Given entries:

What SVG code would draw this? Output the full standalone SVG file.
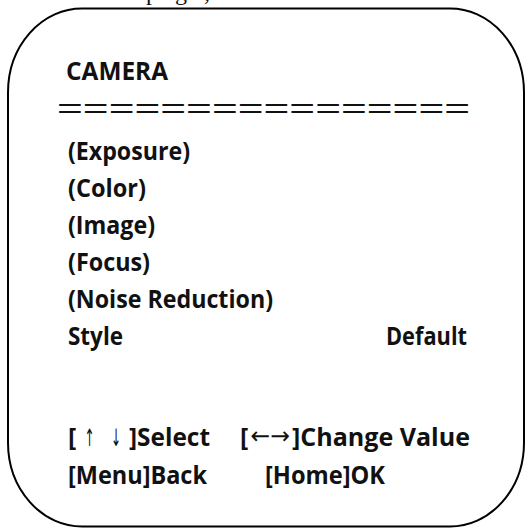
<svg xmlns="http://www.w3.org/2000/svg" width="525" height="528" viewBox="0 0 525 528">
  <style>
    .t { font-family: "Open Sans", "Liberation Sans", sans-serif; font-weight: 700; font-size: 25px; fill: #111; }
    .ar { font-family: "DejaVu Sans", sans-serif; font-weight: 400; font-size: 24px; fill: #111; }
    .eq { font-family: "Liberation Sans", sans-serif; font-weight: 400; font-size: 28px; fill: #111; }
    .frag { font-family: "Liberation Serif", serif; font-size: 24px; fill: #111; }
  </style>
  <rect width="525" height="528" fill="#fff"/>
  <text class="frag" x="146" y="0" textLength="64" lengthAdjust="spacing">page,</text>
  <g id="screen">
    <rect x="8" y="8.5" width="516" height="518" rx="74" ry="84" fill="none" stroke="#000" stroke-width="2"/>
  </g>
  <g id="title">
    <text class="t" x="66" y="80" textLength="102" lengthAdjust="spacingAndGlyphs">CAMERA</text>
    <text class="eq" x="57" y="118" textLength="413" lengthAdjust="spacingAndGlyphs">================</text>
  </g>
  <g id="items">
    <text class="t" x="68" y="160" textLength="122" lengthAdjust="spacingAndGlyphs">(Exposure)</text>
    <text class="t" x="68" y="197" textLength="78" lengthAdjust="spacingAndGlyphs">(Color)</text>
    <text class="t" x="68" y="234" textLength="87" lengthAdjust="spacingAndGlyphs">(Image)</text>
    <text class="t" x="68" y="271" textLength="82" lengthAdjust="spacingAndGlyphs">(Focus)</text>
    <text class="t" x="68" y="308" textLength="205" lengthAdjust="spacingAndGlyphs">(Noise Reduction)</text>
    <text class="t" x="68" y="345" textLength="55" lengthAdjust="spacingAndGlyphs">Style</text>
    <text class="t" x="386" y="345" textLength="81" lengthAdjust="spacingAndGlyphs">Default</text>
  </g>
  <g id="help">
    <text class="t" x="68" y="446">[</text>
    <text class="ar" transform="translate(89.5,446) scale(0.5,1)" text-anchor="middle">↑</text>
    <text class="ar" transform="translate(116,446) scale(0.5,1)" text-anchor="middle">↓</text>
    <text class="t" x="129" y="446" textLength="81" lengthAdjust="spacingAndGlyphs">]Select</text>
    <text class="t" x="240" y="446">[</text>
    <text class="ar" transform="translate(250.5,444) scale(0.98,1)">←→</text>
    <text class="t" x="292" y="446" textLength="178" lengthAdjust="spacingAndGlyphs">]Change Value</text>
    <text class="t" x="68" y="484" textLength="139" lengthAdjust="spacingAndGlyphs">[Menu]Back</text>
    <text class="t" x="265" y="484" textLength="120" lengthAdjust="spacingAndGlyphs">[Home]OK</text>
  </g>
</svg>
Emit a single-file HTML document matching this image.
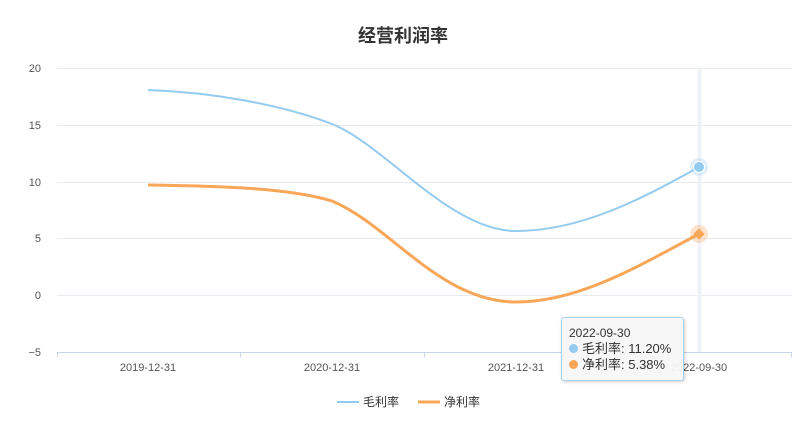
<!DOCTYPE html>
<html><head><meta charset="utf-8"><style>
body{margin:0;background:#fff;width:806px;height:434px;overflow:hidden;font-family:"Liberation Sans","Noto Sans CJK SC",sans-serif}
.tt{position:absolute;left:561px;top:317px;width:123px;height:64px;background:rgba(247,247,247,0.95);border:1px solid #a9d3f3;border-radius:3px;box-shadow:1px 1px 3px rgba(0,0,0,0.2);font-size:12px;color:#333;box-sizing:border-box;padding:8px 0 0 7px;line-height:15px}
.d{display:inline-block;width:9px;height:9px;border-radius:50%;margin-right:4px}
</style></head><body>
<svg width="806" height="434" style="position:absolute;left:0;top:0" font-family="Liberation Sans, Noto Sans CJK SC, sans-serif">
<text x="403" y="42" text-anchor="middle" font-size="18" font-weight="bold" fill="#333">经营利润率</text>
<g stroke="#e8ecf2" stroke-width="1">
<line x1="57" y1="68.5" x2="792" y2="68.5"/><line x1="57" y1="125.5" x2="792" y2="125.5"/><line x1="57" y1="182.5" x2="792" y2="182.5"/><line x1="57" y1="238.5" x2="792" y2="238.5"/><line x1="57" y1="295.5" x2="792" y2="295.5"/>
</g>
<line x1="699.5" y1="68" x2="699.5" y2="352" stroke="#f0f2f9" stroke-width="4"/>
<line x1="57" y1="352.5" x2="792" y2="352.5" stroke="#c8d4e8"/>
<g stroke="#c8d4e8"><line x1="57.5" y1="352" x2="57.5" y2="357"/><line x1="240.5" y1="352" x2="240.5" y2="357"/><line x1="424.5" y1="352" x2="424.5" y2="357"/><line x1="608.5" y1="352" x2="608.5" y2="357"/><line x1="791.5" y1="352" x2="791.5" y2="357"/></g>
<g font-size="11" fill="#555" text-anchor="end">
<text x="41" y="72">20</text><text x="41" y="129">15</text><text x="41" y="186">10</text><text x="41" y="242">5</text><text x="41" y="299">0</text><text x="41" y="356">−5</text>
</g>
<g font-size="11" fill="#555" text-anchor="middle">
<text x="148" y="371">2019-12-31</text><text x="332" y="371">2020-12-31</text><text x="516" y="371">2021-12-31</text><text x="699" y="371">2022-09-30</text>
</g>
<path d="M148,90 C209,92 280,104 332,124 C385,145 450,231 516,231 C580,231 640,200 699,167" fill="none" stroke="#94cbf0" stroke-width="2"/>
<path d="M148,185 C220,186 290,188 332,201 C390,225 440,302 516,302 C580,302 640,265 699,234" fill="none" stroke="#f8a658" stroke-width="3"/>
<circle cx="699" cy="167" r="9" fill="#94cbf0" opacity="0.3"/><circle cx="699" cy="167" r="5.5" fill="#94cbf0" stroke="#fff" stroke-width="1"/>
<circle cx="699" cy="234" r="9" fill="#f8a658" opacity="0.3"/><rect x="695" y="230" width="8" height="8" fill="#f8a658" transform="rotate(45 699 234)"/>
<line x1="337" y1="402" x2="359" y2="402" stroke="#94cbf0" stroke-width="2"/>
<text x="363" y="406" font-size="12" fill="#333">毛利率</text>
<line x1="418" y1="402" x2="440" y2="402" stroke="#f8a658" stroke-width="3"/>
<text x="444" y="406" font-size="12" fill="#333">净利率</text>
</svg>
<div class="tt">2022-09-30<br><span class="d" style="background:#94cbf0"></span><span style="font-size:13px">毛利率: 11.20%</span><br><span class="d" style="background:#f8a658"></span><span style="font-size:13px">净利率: 5.38%</span></div>
</body></html>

Goal: Return all of the data exactly as written, and drop the pictures.

Complete response:
What SVG code would draw this? Output the full standalone SVG file.
<svg xmlns="http://www.w3.org/2000/svg" width="525" height="528" viewBox="0 0 525 528">
  <style>
    .t { font-family: "Open Sans", "Liberation Sans", sans-serif; font-weight: 700; font-size: 25px; fill: #111; }
    .ar { font-family: "DejaVu Sans", sans-serif; font-weight: 400; font-size: 24px; fill: #111; }
    .eq { font-family: "Liberation Sans", sans-serif; font-weight: 400; font-size: 28px; fill: #111; }
    .frag { font-family: "Liberation Serif", serif; font-size: 24px; fill: #111; }
  </style>
  <rect width="525" height="528" fill="#fff"/>
  <text class="frag" x="146" y="0" textLength="64" lengthAdjust="spacing">page,</text>
  <g id="screen">
    <rect x="8" y="8.5" width="516" height="518" rx="74" ry="84" fill="none" stroke="#000" stroke-width="2"/>
  </g>
  <g id="title">
    <text class="t" x="66" y="80" textLength="102" lengthAdjust="spacingAndGlyphs">CAMERA</text>
    <text class="eq" x="57" y="118" textLength="413" lengthAdjust="spacingAndGlyphs">================</text>
  </g>
  <g id="items">
    <text class="t" x="68" y="160" textLength="122" lengthAdjust="spacingAndGlyphs">(Exposure)</text>
    <text class="t" x="68" y="197" textLength="78" lengthAdjust="spacingAndGlyphs">(Color)</text>
    <text class="t" x="68" y="234" textLength="87" lengthAdjust="spacingAndGlyphs">(Image)</text>
    <text class="t" x="68" y="271" textLength="82" lengthAdjust="spacingAndGlyphs">(Focus)</text>
    <text class="t" x="68" y="308" textLength="205" lengthAdjust="spacingAndGlyphs">(Noise Reduction)</text>
    <text class="t" x="68" y="345" textLength="55" lengthAdjust="spacingAndGlyphs">Style</text>
    <text class="t" x="386" y="345" textLength="81" lengthAdjust="spacingAndGlyphs">Default</text>
  </g>
  <g id="help">
    <text class="t" x="68" y="446">[</text>
    <text class="ar" transform="translate(89.5,446) scale(0.5,1)" text-anchor="middle">↑</text>
    <text class="ar" transform="translate(116,446) scale(0.5,1)" text-anchor="middle">↓</text>
    <text class="t" x="129" y="446" textLength="81" lengthAdjust="spacingAndGlyphs">]Select</text>
    <text class="t" x="240" y="446">[</text>
    <text class="ar" transform="translate(250.5,444) scale(0.98,1)">←→</text>
    <text class="t" x="292" y="446" textLength="178" lengthAdjust="spacingAndGlyphs">]Change Value</text>
    <text class="t" x="68" y="484" textLength="139" lengthAdjust="spacingAndGlyphs">[Menu]Back</text>
    <text class="t" x="265" y="484" textLength="120" lengthAdjust="spacingAndGlyphs">[Home]OK</text>
  </g>
</svg>
Emit a single-file HTML document matching this image.
<!DOCTYPE html>
<html><head><meta charset="utf-8"><style>
body{margin:0;background:#fff;width:806px;height:434px;overflow:hidden;font-family:"Liberation Sans","Noto Sans CJK SC",sans-serif}
.tt{position:absolute;left:561px;top:317px;width:123px;height:64px;background:rgba(247,247,247,0.95);border:1px solid #a9d3f3;border-radius:3px;box-shadow:1px 1px 3px rgba(0,0,0,0.2);font-size:12px;color:#333;box-sizing:border-box;padding:8px 0 0 7px;line-height:15px}
.d{display:inline-block;width:9px;height:9px;border-radius:50%;margin-right:4px}
</style></head><body>
<svg width="806" height="434" style="position:absolute;left:0;top:0" font-family="Liberation Sans, Noto Sans CJK SC, sans-serif">
<text x="403" y="42" text-anchor="middle" font-size="18" font-weight="bold" fill="#333">经营利润率</text>
<g stroke="#e8ecf2" stroke-width="1">
<line x1="57" y1="68.5" x2="792" y2="68.5"/><line x1="57" y1="125.5" x2="792" y2="125.5"/><line x1="57" y1="182.5" x2="792" y2="182.5"/><line x1="57" y1="238.5" x2="792" y2="238.5"/><line x1="57" y1="295.5" x2="792" y2="295.5"/>
</g>
<line x1="699.5" y1="68" x2="699.5" y2="352" stroke="#f0f2f9" stroke-width="4"/>
<line x1="57" y1="352.5" x2="792" y2="352.5" stroke="#c8d4e8"/>
<g stroke="#c8d4e8"><line x1="57.5" y1="352" x2="57.5" y2="357"/><line x1="240.5" y1="352" x2="240.5" y2="357"/><line x1="424.5" y1="352" x2="424.5" y2="357"/><line x1="608.5" y1="352" x2="608.5" y2="357"/><line x1="791.5" y1="352" x2="791.5" y2="357"/></g>
<g font-size="11" fill="#555" text-anchor="end">
<text x="41" y="72">20</text><text x="41" y="129">15</text><text x="41" y="186">10</text><text x="41" y="242">5</text><text x="41" y="299">0</text><text x="41" y="356">−5</text>
</g>
<g font-size="11" fill="#555" text-anchor="middle">
<text x="148" y="371">2019-12-31</text><text x="332" y="371">2020-12-31</text><text x="516" y="371">2021-12-31</text><text x="699" y="371">2022-09-30</text>
</g>
<path d="M148,90 C209,92 280,104 332,124 C385,145 450,231 516,231 C580,231 640,200 699,167" fill="none" stroke="#94cbf0" stroke-width="2"/>
<path d="M148,185 C220,186 290,188 332,201 C390,225 440,302 516,302 C580,302 640,265 699,234" fill="none" stroke="#f8a658" stroke-width="3"/>
<circle cx="699" cy="167" r="9" fill="#94cbf0" opacity="0.3"/><circle cx="699" cy="167" r="5.5" fill="#94cbf0" stroke="#fff" stroke-width="1"/>
<circle cx="699" cy="234" r="9" fill="#f8a658" opacity="0.3"/><rect x="695" y="230" width="8" height="8" fill="#f8a658" transform="rotate(45 699 234)"/>
<line x1="337" y1="402" x2="359" y2="402" stroke="#94cbf0" stroke-width="2"/>
<text x="363" y="406" font-size="12" fill="#333">毛利率</text>
<line x1="418" y1="402" x2="440" y2="402" stroke="#f8a658" stroke-width="3"/>
<text x="444" y="406" font-size="12" fill="#333">净利率</text>
</svg>
<div class="tt">2022-09-30<br><span class="d" style="background:#94cbf0"></span><span style="font-size:13px">毛利率: 11.20%</span><br><span class="d" style="background:#f8a658"></span><span style="font-size:13px">净利率: 5.38%</span></div>
</body></html>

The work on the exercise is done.